Note that this function can be used with any clustering method; all it needs is the term-document matrix, a vector with the cluster ID for each document, and the number of the cluster to be displayed.
Let’s take a look at the clusters we have created:
showCluster(M,tc$cluster,1)
#> 2 3 nDocs totFreq
#> D 2 14 2 16
#> B 1 10 2 11
showCluster(M,tc$cluster,2)
#> 4 5 nDocs totFreq
#> A 12 1 2 13
#> C 8 1 2 9
showCluster(M,tc$cluster,3)
#> $docs
#> [1] "1" "6"
#>
#> $note
#> [1] "Documents have no terms"
We see for example that the first cluster consists of documents 2 and 3, which contain only terms “B” and “D”, both occurring in both documents, with “D” having the greatest overall frequency in the cluster, so it occurs first.
The second cluster consists of documents 4 and 5, which contain only terms “A” and “C”. Both documents contain those two terms, but the frequency of “A” is the largest and thus it appears first.
Note that the last cluster looks different from the others; it contains all documents without terms. These are documents 1 and 6.
We can create a corpus from a data frame such that all variables
except the text
variable are stored in the meta fields of
the documents. This is done using the function DFSource
, in
conjunction with the VCorpus
function, which resides in the
tm package:
(df=data.frame(id=LETTERS[1:3],text=c("First text","Second text","Third text"),
title=c("N1","N2","N3"),author=c("Smith","Jones","Jones")))
#> id text title author
#> 1 A First text N1 Smith
#> 2 B Second text N2 Jones
#> 3 C Third text N3 Jones
#Create the corpus
co=tm::VCorpus(DFSource(df))
#The content of one of the documents
co[[1]]$content
#> [1] "First text"
#The meta data of one of the documents; all variables are present.
co[[1]]$meta
#> author : Smith
#> datetimestamp: 2024-01-26 22:23:49.3588500022888
#> description : character(0)
#> heading : character(0)
#> id : A
#> language : en
#> origin : character(0)
#> title : N1
Note that the data frame must have the variables text
and id
.
The PubMed website will allow a user to enter search criteria, and will return abstracts of medical publications related to those search criteria. These abstracts can be saved in PubMed format, in which case a file will be created on the user’s host system containing these abstracts together with some additional information for each publication.
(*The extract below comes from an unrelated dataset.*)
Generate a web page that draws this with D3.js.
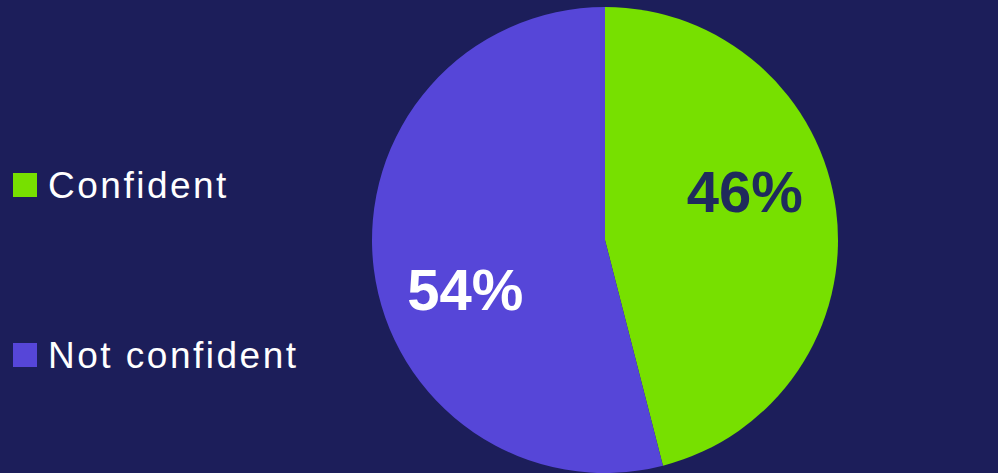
<!DOCTYPE html>
<html>
<head>
<meta charset="utf-8">
<script src="https://cdn.jsdelivr.net/npm/d3@7"></script>
<style>
  html, body { margin: 0; padding: 0; background: #1c1e5a; }
  svg { display: block; }
</style>
</head>
<body>
<svg id="chart" width="998" height="473"></svg>
<script>
// chart data
const categories = ['Confident', 'Not confident']
const values = [46, 54]
const colors = ['#77e000', '#5646d8']
const labelColors = ['#1f2b5c', '#ffffff']

const width = 998
const height = 473
const radius = 233
const cx = 605
const cy = 240

const svg = d3.select('#chart')

svg.append('rect')
  .attr('width', width)
  .attr('height', height)
  .attr('fill', '#1c1e5a')

const pie = d3.pie().sort(null).value(d => d)
const arcs = pie(values)

const arc = d3.arc().innerRadius(0).outerRadius(radius)

const g = svg.append('g').attr('transform', `translate(${cx},${cy})`)

g.selectAll('path.slice')
  .data(arcs)
  .enter()
  .append('path')
  .attr('class', 'slice')
  .attr('d', arc)
  .attr('fill', (d, i) => colors[i])

// labels sit a little counter-clockwise of the slice middle
const labelRadius = 148
const labelShift = -12 * Math.PI / 180

g.selectAll('text.pct')
  .data(arcs)
  .enter()
  .append('text')
  .attr('class', 'pct')
  .attr('x', d => labelRadius * Math.sin((d.startAngle + d.endAngle) / 2 + labelShift))
  .attr('y', d => -labelRadius * Math.cos((d.startAngle + d.endAngle) / 2 + labelShift))
  .attr('dy', '0.36em')
  .attr('text-anchor', 'middle')
  .attr('font-family', 'Liberation Sans, Arial, sans-serif')
  .attr('font-weight', 'bold')
  .attr('font-size', '58px')
  .attr('fill', (d, i) => labelColors[i])
  .text(d => d.data + '%')

// legend
const legendY = d3.scalePoint()
  .domain(categories)
  .range([185, 355])

const legend = svg.selectAll('g.legend')
  .data(categories)
  .enter()
  .append('g')
  .attr('class', 'legend')
  .attr('transform', d => `translate(13,${legendY(d)})`)

legend.append('rect')
  .attr('x', 0)
  .attr('y', -12)
  .attr('width', 24)
  .attr('height', 24)
  .attr('fill', (d, i) => colors[i])

legend.append('text')
  .attr('x', 35)
  .attr('y', 0)
  .attr('dy', '0.36em')
  .attr('font-family', 'Liberation Sans, Arial, sans-serif')
  .attr('font-size', '37px')
  .attr('letter-spacing', '2.5px')
  .attr('fill', '#ffffff')
  .text(d => d)
</script>
</body>
</html>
Running the function getPubMed
on this file will create
a data table with its contents, with each row representing a
publication. The data table will have an id variable, containing the
PMIDs of the publications, a text variable containing the text of the
abstracts, and several other variables.
Running the function tm::VCorpus
on
DFSource
on this data table will create a corpus with a
plain text document for each publication. This corpus may then be used
to perform phrase mining or regular (word) text mining.